We walked and prayed and walked and prayed and my wife grew weaker. I walked and prayed as I walked and the snow was getting deeper and coming down heavy. We stopped on one occasion to pray and it was two p.m. We'd been walking for seven long hours in the snow, the wind was picking up. As we started out again I noticed the light in my wife's eyes wasn't as bright and committed as it had been … I knew we could not make the night.

As I walked trudging in the heavy snow across a high plateau at around seven thousand feet, I prayed as I had never prayed before. I prayed Lord, we have done all that we can. My wife is struggling – we don't want to die. Lord please provide us a miracle and provide it now. By three p.m. the snow was blinding. As I walked, looking ahead I thought I saw a small speck in the snow. What could it be? I was sure it was a mirage. I didn't say anything.

We kept walking and soon a truck appeared. We waved excitedly as if they wouldn't se us, the only two people in miles. The two men inside looked like they were right off a Marlboro commercial. They were plumbers heading to close down a new log house they'd been working on all summer. The man on the passenger side rolled down his window and said, "I hope you two know you have someone walking with you out here today!" Indeed we did. He went on to explain they were supposed to be in and out by ten in the morning but were held up in town by an architect working on the house and the were running late.

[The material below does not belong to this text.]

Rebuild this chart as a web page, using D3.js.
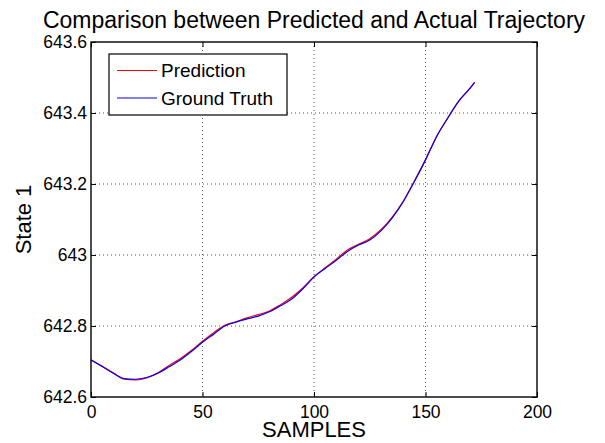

We found out that the snow we were enduring was as they said up there the snow that shuts the mountain down. The elk had come down that night and now one would get up there until spring. We had walked seventeen miles when our Plumber Angels rescued us. The Lord had provided us with the miracle we asked for and saved us to see our children. He had rescued me from my own stubbornness and stupidity. He had taught me humility and that indeed He answers our prayers.